TASK OBJECTIVE: Print only the lines from the top of the data through the line with "const predLine = measurements.map((m, i)", both included, skipping every picture.

DATASET CONTENT:
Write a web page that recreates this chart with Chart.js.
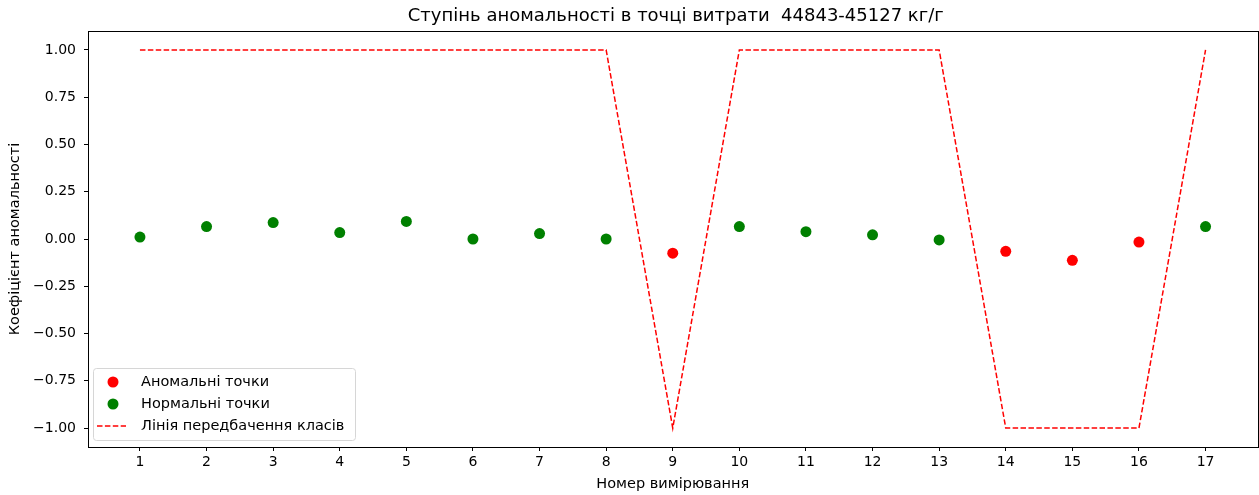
<!DOCTYPE html>
<html>
<head>
<meta charset="utf-8">
<script src="https://cdn.jsdelivr.net/npm/chart.js@4"></script>
<style>
  html, body { margin: 0; padding: 0; background: #fff; overflow: hidden; }
  #wrap { width: 1263px; height: 495px; position: relative; }
</style>
</head>
<body>
<div id="wrap"><canvas id="chart"></canvas></div>
<script>
(function () {
    'use strict';

    const TITLE = 'Ступінь аномальності в точці витрати  44843-45127 кг/г';
    const measurements = [1, 2, 3, 4, 5, 6, 7, 8, 9, 10, 11, 12, 13, 14, 15, 16, 17];
    const anomalyScores = [0.01, 0.066, 0.087, 0.034, 0.093, 0.0, 0.029, 0.0, -0.075, 0.066, 0.039, 0.022, -0.005, -0.065, -0.113, -0.016, 0.066];
    const predictedClass = [1, 1, 1, 1, 1, 1, 1, 1, -1, 1, 1, 1, 1, -1, -1, -1, 1];
    const yTicks = [-1.0, -0.75, -0.5, -0.25, 0.0, 0.25, 0.5, 0.75, 1.0];

    const FONT = "'DejaVu Sans', sans-serif";
    const RED = 'rgb(255, 0, 0)';
    const GREEN = 'rgb(0, 128, 0)';

    const anomalous = [];
    const normal = [];
    measurements.forEach(function (m, i) {
        const p = { x: m, y: anomalyScores[i] };
        if (predictedClass[i] === -1) anomalous.push(p); else normal.push(p);
    });
    const predLine = measurements.map((m, i) => ({ x: m, y: predictedClass[i] }));

    // рамка і заголовок по центру області графіка
    const frame = {
        id: 'frame',
        afterDatasetsDraw(chart) {
            const a = chart.chartArea;
            const ctx = chart.ctx;
            ctx.save();
            ctx.strokeStyle = '#000';
            ctx.lineWidth = 1;
            ctx.strokeRect(Math.round(a.left) + 0.5, Math.round(a.top) + 0.5, Math.round(a.right - a.left), Math.round(a.bottom - a.top));
            ctx.font = '18px ' + FONT;
            ctx.fillStyle = '#000';
            ctx.textAlign = 'center';
            ctx.textBaseline = 'middle';
            ctx.fillText(TITLE, (a.left + a.right) / 2 + 3, 16);
            ctx.restore();
        }
    };

    const legendBox = {
        id: 'legendBox',
        afterDraw(chart) {
            const a = chart.chartArea;
            const ctx = chart.ctx;
            const x = a.left + 5, y = a.bottom - 79, w = 262, h = 72;
            ctx.save();
            ctx.fillStyle = 'rgba(255,255,255,0.8)';
            ctx.strokeStyle = '#d6d6d6';
            ctx.lineWidth = 1;
            ctx.beginPath();
            ctx.roundRect(x + 0.5, y + 0.5, w, h, 3);
            ctx.fill();
            ctx.stroke();
            ctx.font = '14.5px ' + FONT;
            ctx.textBaseline = 'middle';
            const rows = [
                { kind: 'dot', color: RED, text: 'Аномальні точки' },
                { kind: 'dot', color: GREEN, text: 'Нормальні точки' },
                { kind: 'line', color: RED, text: 'Лінія передбачення класів' }
            ];
            rows.forEach(function (r, i) {
                const cy = y + 14 + i * 22;
                if (r.kind === 'dot') {
                    ctx.fillStyle = r.color;
                    ctx.beginPath();
                    ctx.arc(x + 20, cy, 5.5, 0, Math.PI * 2);
                    ctx.fill();
                } else {
                    ctx.strokeStyle = r.color;
                    ctx.lineWidth = 1.5;
                    ctx.setLineDash([5.5, 2.4]);
                    ctx.beginPath();
                    ctx.moveTo(x + 4, cy);
                    ctx.lineTo(x + 33, cy);
                    ctx.stroke();
                    ctx.setLineDash([]);
                }
                ctx.fillStyle = '#000';
                ctx.fillText(r.text, x + 48, cy);
            });
            ctx.restore();
        }
    };

    new Chart(document.getElementById('chart'), {
        type: 'scatter',
        data: {
            datasets: [{
                label: 'Аномальні точки',
                data: anomalous,
                backgroundColor: RED,
                borderWidth: 0,
                pointRadius: 5.5,
                order: 1
            }, {
                label: 'Нормальні точки',
                data: normal,
                backgroundColor: GREEN,
                borderWidth: 0,
                pointRadius: 5.5,
                order: 2
            }, {
                type: 'line',
                label: 'Лінія передбачення класів',
                data: predLine,
                borderColor: RED,
                borderWidth: 1.5,
                borderDash: [5.5, 2.4],
                pointRadius: 0,
                fill: false,
                tension: 0,
                order: 0
            }]
        },
        options: {
            responsive: true,
            maintainAspectRatio: false,
            animation: false,
            layout: { padding: { left: 0, right: 0, top: 31, bottom: 0 } },
            plugins: {
                legend: { display: false },
                tooltip: { enabled: false },
                title: { display: false }
            },
            scales: {
                x: {
                    type: 'linear',
                    min: 0.22,
                    max: 17.78,
                    afterBuildTicks(axis) { axis.ticks = measurements.map(v => ({ value: v })); },
                    afterFit(axis) { axis.height = 48; axis.paddingLeft = 0; axis.paddingRight = 0; },
                    grid: { drawOnChartArea: false, drawTicks: true, tickLength: 4, color: '#000' },
                    border: { display: true, color: '#000' },
                    ticks: { color: '#000', font: { family: FONT, size: 14 }, padding: 3, maxRotation: 0 },
                    title: { display: true, text: 'Номер вимірювання', color: '#000', font: { family: FONT, size: 14.5 }, padding: { top: 0, bottom: 2 } }
                },
                y: {
                    min: -1.1,
                    max: 1.1,
                    afterBuildTicks(axis) { axis.ticks = yTicks.map(v => ({ value: v })); },
                    afterFit(axis) { axis.width = 88; axis.paddingTop = 0; axis.paddingBottom = 0; },
                    grid: { drawOnChartArea: false, drawTicks: true, tickLength: 4, color: '#000' },
                    border: { display: true, color: '#000' },
                    ticks: {
                        color: '#000',
                        font: { family: FONT, size: 14 },
                        padding: 8,
                        callback: v => (v < 0 ? '\u2212' : '') + Math.abs(v).toFixed(2)
                    },
                    title: { display: true, text: 'Коефіцієнт аномальності', color: '#000', font: { family: FONT, size: 14.5 }, padding: { top: 7, bottom: 0 } }
                }
            }
        },
        plugins: [frame, legendBox]
    });
})();
</script>
</body>
</html>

RESULT FOR THIS TASK:
Write a web page that recreates this chart with Chart.js.
<!DOCTYPE html>
<html>
<head>
<meta charset="utf-8">
<script src="https://cdn.jsdelivr.net/npm/chart.js@4"></script>
<style>
  html, body { margin: 0; padding: 0; background: #fff; overflow: hidden; }
  #wrap { width: 1263px; height: 495px; position: relative; }
</style>
</head>
<body>
<div id="wrap"><canvas id="chart"></canvas></div>
<script>
(function () {
    'use strict';

    const TITLE = 'Ступінь аномальності в точці витрати  44843-45127 кг/г';
    const measurements = [1, 2, 3, 4, 5, 6, 7, 8, 9, 10, 11, 12, 13, 14, 15, 16, 17];
    const anomalyScores = [0.01, 0.066, 0.087, 0.034, 0.093, 0.0, 0.029, 0.0, -0.075, 0.066, 0.039, 0.022, -0.005, -0.065, -0.113, -0.016, 0.066];
    const predictedClass = [1, 1, 1, 1, 1, 1, 1, 1, -1, 1, 1, 1, 1, -1, -1, -1, 1];
    const yTicks = [-1.0, -0.75, -0.5, -0.25, 0.0, 0.25, 0.5, 0.75, 1.0];

    const FONT = "'DejaVu Sans', sans-serif";
    const RED = 'rgb(255, 0, 0)';
    const GREEN = 'rgb(0, 128, 0)';

    const anomalous = [];
    const normal = [];
    measurements.forEach(function (m, i) {
        const p = { x: m, y: anomalyScores[i] };
        if (predictedClass[i] === -1) anomalous.push(p); else normal.push(p);
    });
    const predLine = measurements.map((m, i) => ({ x: m, y: predictedClass[i] }));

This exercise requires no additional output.